I got half way home and my phone rang, oh heavens it’s the husband! Have my peace keeping shortcuts paid off or has all hell let loose? I pulled over and answered with bated breath…. No, he sounded calm and happy, would I be long because the little man had woken up with a full nappy and it was a stinker… He doesn’t do bad nappies as they make him want to throw up, well if that was the limit of the disaster I was thrilled! Home I came, changed the nappy, made sandwiches for them and all was well.

What a bloody brilliant day 😀

A new and lovely thing…

I have had such fun this week, I have read a new blog trying to get a picture of a new friend, I have rushed around the shops and picked out some lovely small things wrapped them up with glee  in colourful paper, popped them into a pretty bag and then into a box and mailed it to the new friend, secretly smiling to myself. almost hugging myself because I hope she likes it and enjoys opening it.

Then today I had a special parcel myself from a different new friend, such excitement when the post lady left it and I waited until my daughter came home from nursery and we opened it together.

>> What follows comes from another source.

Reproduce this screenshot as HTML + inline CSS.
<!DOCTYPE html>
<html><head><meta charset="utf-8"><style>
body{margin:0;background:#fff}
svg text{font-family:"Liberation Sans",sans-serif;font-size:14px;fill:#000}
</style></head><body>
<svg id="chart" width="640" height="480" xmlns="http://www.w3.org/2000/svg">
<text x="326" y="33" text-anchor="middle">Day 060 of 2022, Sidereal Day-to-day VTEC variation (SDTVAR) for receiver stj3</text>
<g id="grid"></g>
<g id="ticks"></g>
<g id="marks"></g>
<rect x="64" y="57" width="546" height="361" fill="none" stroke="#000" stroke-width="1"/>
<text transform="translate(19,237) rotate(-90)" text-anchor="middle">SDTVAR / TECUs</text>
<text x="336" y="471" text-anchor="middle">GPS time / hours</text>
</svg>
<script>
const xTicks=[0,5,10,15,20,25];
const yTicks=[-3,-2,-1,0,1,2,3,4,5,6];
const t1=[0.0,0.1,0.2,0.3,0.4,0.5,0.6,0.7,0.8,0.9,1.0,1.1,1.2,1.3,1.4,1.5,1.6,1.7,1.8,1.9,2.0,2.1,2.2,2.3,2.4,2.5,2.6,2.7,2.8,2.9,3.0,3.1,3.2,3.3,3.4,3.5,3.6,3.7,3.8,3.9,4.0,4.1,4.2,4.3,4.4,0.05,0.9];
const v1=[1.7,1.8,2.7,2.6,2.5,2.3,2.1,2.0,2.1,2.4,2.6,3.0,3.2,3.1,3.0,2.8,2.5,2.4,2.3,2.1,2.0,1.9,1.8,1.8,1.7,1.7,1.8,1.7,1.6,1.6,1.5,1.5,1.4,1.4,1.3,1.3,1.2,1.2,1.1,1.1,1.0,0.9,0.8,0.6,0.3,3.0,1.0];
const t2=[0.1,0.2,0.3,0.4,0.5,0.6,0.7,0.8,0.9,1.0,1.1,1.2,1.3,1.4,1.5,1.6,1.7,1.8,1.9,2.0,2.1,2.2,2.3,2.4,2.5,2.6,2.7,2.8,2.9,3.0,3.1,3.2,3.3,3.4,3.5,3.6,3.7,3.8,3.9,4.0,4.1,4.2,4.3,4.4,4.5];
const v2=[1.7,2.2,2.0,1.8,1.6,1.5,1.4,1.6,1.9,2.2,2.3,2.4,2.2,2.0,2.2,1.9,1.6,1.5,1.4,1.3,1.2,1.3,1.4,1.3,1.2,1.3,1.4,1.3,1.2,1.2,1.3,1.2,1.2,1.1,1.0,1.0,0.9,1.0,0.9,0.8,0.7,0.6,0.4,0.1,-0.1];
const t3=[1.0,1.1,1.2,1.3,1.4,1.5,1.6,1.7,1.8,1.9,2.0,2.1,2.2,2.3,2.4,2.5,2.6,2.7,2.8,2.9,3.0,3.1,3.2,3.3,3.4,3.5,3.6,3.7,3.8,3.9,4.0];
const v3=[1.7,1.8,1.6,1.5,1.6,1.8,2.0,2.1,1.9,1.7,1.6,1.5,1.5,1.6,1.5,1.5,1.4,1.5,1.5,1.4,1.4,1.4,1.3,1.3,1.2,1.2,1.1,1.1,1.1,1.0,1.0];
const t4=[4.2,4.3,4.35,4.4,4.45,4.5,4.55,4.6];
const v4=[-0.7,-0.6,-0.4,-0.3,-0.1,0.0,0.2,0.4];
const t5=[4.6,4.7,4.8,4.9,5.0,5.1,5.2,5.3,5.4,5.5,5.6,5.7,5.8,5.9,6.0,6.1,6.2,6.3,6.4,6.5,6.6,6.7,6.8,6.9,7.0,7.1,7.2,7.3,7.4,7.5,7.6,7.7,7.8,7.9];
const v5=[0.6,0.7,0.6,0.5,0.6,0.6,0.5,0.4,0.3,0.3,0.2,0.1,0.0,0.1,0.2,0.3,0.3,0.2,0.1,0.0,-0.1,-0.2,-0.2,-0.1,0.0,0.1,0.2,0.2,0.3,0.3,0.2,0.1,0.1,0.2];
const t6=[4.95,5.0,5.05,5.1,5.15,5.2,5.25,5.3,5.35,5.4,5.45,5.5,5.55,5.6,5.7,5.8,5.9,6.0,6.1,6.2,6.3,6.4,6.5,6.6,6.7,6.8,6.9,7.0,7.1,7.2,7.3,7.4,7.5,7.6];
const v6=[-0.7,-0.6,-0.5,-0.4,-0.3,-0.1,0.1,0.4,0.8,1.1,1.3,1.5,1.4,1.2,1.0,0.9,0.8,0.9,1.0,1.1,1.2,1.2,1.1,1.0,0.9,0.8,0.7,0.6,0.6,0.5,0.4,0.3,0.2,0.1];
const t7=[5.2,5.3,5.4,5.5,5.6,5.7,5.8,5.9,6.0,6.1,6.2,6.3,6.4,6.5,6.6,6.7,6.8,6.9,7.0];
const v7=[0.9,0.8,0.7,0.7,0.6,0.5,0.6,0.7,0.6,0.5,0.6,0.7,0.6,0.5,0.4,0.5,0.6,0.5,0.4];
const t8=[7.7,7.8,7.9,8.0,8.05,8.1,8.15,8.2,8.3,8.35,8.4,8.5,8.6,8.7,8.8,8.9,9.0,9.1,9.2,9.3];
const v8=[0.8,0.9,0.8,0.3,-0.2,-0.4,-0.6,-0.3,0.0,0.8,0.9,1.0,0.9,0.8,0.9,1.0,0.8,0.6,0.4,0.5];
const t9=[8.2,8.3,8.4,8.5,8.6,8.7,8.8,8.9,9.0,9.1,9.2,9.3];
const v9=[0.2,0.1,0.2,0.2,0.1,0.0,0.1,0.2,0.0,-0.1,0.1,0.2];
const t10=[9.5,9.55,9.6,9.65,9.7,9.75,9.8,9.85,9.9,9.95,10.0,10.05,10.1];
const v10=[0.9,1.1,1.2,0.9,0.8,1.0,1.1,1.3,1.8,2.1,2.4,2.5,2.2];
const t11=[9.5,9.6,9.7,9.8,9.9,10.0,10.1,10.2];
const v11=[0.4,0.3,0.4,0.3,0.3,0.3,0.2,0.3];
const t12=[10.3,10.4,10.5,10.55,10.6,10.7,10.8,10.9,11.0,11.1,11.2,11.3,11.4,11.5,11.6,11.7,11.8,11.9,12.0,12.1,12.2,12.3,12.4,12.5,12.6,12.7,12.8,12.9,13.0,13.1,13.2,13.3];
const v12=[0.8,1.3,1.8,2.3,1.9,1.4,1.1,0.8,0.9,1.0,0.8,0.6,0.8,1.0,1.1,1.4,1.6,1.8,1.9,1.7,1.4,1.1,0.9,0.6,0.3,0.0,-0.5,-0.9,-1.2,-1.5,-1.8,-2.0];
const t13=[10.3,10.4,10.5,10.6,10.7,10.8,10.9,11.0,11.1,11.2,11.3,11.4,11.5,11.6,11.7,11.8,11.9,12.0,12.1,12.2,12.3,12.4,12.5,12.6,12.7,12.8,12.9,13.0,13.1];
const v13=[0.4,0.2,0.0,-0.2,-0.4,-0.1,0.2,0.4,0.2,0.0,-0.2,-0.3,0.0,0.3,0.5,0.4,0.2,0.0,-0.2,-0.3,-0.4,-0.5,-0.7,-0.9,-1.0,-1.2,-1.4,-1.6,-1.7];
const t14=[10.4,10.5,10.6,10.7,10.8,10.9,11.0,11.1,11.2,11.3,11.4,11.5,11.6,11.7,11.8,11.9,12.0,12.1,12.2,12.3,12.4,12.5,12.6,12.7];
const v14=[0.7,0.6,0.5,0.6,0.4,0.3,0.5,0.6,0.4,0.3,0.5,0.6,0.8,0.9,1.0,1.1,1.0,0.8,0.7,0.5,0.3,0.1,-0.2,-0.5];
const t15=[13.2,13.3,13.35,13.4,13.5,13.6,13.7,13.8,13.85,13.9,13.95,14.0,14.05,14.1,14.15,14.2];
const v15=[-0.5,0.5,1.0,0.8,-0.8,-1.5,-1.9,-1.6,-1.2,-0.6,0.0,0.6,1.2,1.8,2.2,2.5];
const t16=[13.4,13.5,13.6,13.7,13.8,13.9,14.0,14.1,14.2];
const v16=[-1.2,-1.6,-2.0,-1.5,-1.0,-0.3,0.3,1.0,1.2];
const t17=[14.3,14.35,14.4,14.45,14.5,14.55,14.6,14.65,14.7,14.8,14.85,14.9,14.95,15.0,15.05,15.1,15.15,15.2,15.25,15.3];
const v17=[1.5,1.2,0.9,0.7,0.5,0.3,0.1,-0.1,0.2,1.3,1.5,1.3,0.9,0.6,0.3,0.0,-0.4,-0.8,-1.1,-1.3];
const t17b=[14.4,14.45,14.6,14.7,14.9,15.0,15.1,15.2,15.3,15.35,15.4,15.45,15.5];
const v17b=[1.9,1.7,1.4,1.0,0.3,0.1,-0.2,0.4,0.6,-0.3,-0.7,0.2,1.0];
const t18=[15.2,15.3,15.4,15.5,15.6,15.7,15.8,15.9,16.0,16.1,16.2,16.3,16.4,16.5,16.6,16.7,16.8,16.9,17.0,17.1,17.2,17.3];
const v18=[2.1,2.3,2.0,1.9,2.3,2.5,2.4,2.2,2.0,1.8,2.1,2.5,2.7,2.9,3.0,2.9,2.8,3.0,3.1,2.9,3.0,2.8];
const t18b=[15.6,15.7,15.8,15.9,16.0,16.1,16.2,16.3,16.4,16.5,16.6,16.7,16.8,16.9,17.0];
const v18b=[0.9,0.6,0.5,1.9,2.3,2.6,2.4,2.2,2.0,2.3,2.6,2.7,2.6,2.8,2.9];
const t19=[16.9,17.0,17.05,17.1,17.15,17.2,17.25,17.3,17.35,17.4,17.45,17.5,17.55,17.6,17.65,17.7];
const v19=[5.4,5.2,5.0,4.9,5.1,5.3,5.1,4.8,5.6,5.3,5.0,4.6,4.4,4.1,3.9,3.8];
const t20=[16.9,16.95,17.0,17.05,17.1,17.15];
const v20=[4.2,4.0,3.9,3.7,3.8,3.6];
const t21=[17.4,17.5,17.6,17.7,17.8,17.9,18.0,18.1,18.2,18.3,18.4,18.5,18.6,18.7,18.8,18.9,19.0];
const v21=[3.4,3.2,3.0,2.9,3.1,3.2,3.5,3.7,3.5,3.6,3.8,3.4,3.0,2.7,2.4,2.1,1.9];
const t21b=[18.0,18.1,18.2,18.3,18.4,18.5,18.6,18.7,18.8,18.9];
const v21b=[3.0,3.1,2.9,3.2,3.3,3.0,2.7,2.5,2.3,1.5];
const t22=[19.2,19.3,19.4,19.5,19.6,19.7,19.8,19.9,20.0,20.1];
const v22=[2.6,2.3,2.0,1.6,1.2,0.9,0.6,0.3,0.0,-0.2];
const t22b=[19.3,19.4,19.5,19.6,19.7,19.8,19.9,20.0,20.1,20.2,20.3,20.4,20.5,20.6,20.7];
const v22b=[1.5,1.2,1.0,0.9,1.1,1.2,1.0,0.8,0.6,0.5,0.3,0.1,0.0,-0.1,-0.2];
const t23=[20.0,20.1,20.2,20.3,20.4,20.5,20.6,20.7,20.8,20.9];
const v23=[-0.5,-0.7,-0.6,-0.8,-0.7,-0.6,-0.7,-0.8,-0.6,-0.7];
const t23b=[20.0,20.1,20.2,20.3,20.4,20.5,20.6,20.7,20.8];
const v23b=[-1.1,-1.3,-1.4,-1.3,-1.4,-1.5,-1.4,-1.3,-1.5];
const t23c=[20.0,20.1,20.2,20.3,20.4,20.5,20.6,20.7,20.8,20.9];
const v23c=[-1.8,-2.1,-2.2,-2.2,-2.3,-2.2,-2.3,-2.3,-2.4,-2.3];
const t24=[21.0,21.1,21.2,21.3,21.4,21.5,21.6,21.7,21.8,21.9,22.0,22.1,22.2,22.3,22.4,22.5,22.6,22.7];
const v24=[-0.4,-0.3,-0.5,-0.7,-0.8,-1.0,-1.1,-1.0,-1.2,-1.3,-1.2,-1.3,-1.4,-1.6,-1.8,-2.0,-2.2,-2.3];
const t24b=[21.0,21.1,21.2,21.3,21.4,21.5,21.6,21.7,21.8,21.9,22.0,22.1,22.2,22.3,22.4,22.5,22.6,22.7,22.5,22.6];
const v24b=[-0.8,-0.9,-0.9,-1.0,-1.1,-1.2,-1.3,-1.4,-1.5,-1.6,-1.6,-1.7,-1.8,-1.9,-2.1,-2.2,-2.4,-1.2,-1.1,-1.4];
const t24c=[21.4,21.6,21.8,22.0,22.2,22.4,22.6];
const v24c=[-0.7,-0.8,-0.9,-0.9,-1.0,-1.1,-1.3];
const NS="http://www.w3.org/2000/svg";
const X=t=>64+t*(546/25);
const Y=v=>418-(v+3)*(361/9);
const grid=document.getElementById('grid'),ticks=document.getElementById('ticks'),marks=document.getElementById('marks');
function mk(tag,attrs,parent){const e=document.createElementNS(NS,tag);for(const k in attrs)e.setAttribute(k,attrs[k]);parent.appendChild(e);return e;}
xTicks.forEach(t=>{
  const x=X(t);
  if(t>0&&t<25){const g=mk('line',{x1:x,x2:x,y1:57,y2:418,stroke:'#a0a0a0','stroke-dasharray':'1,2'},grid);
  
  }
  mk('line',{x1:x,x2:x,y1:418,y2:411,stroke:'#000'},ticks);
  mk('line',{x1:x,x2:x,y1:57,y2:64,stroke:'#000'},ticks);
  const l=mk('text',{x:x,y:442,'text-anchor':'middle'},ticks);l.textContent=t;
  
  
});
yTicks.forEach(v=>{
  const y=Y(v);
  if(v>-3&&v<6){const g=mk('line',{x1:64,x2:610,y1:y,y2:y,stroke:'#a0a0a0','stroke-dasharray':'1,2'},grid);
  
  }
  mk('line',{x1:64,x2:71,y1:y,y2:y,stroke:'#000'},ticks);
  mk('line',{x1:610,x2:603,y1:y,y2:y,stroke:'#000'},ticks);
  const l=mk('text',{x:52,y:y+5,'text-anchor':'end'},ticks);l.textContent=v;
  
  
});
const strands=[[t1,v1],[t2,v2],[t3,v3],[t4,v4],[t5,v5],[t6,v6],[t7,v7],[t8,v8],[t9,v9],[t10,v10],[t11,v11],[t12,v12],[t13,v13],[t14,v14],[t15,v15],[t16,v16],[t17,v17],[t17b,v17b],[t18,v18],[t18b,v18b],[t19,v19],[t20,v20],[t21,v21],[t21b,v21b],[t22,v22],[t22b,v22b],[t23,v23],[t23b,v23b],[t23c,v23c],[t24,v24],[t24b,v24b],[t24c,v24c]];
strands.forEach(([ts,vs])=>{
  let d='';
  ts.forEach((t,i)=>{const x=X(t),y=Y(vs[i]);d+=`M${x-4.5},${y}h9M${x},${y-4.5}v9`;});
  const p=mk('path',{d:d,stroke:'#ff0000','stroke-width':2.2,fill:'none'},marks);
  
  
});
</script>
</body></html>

There was a little box tied with green ribbon and several parcels wrapped in green paper, green is my favourite colour.  As we opened them we found a ring and a broach my new friend made for me herself, so lovely to have personally made gifts! Also an apron and chefs hat for my daughter and a cook book with lots of yummy recipes.

Oh yes and a chocolate lolly that someone thinks has her name on it! I did explain it was Mummies parcel…

Thank you Lottie for such a smashing secret parcel! Thanks to Maria for your thanks it was my pleasure 🙂

Thanks also to Heather for such a brilliant idea and organising it all, is it August yet?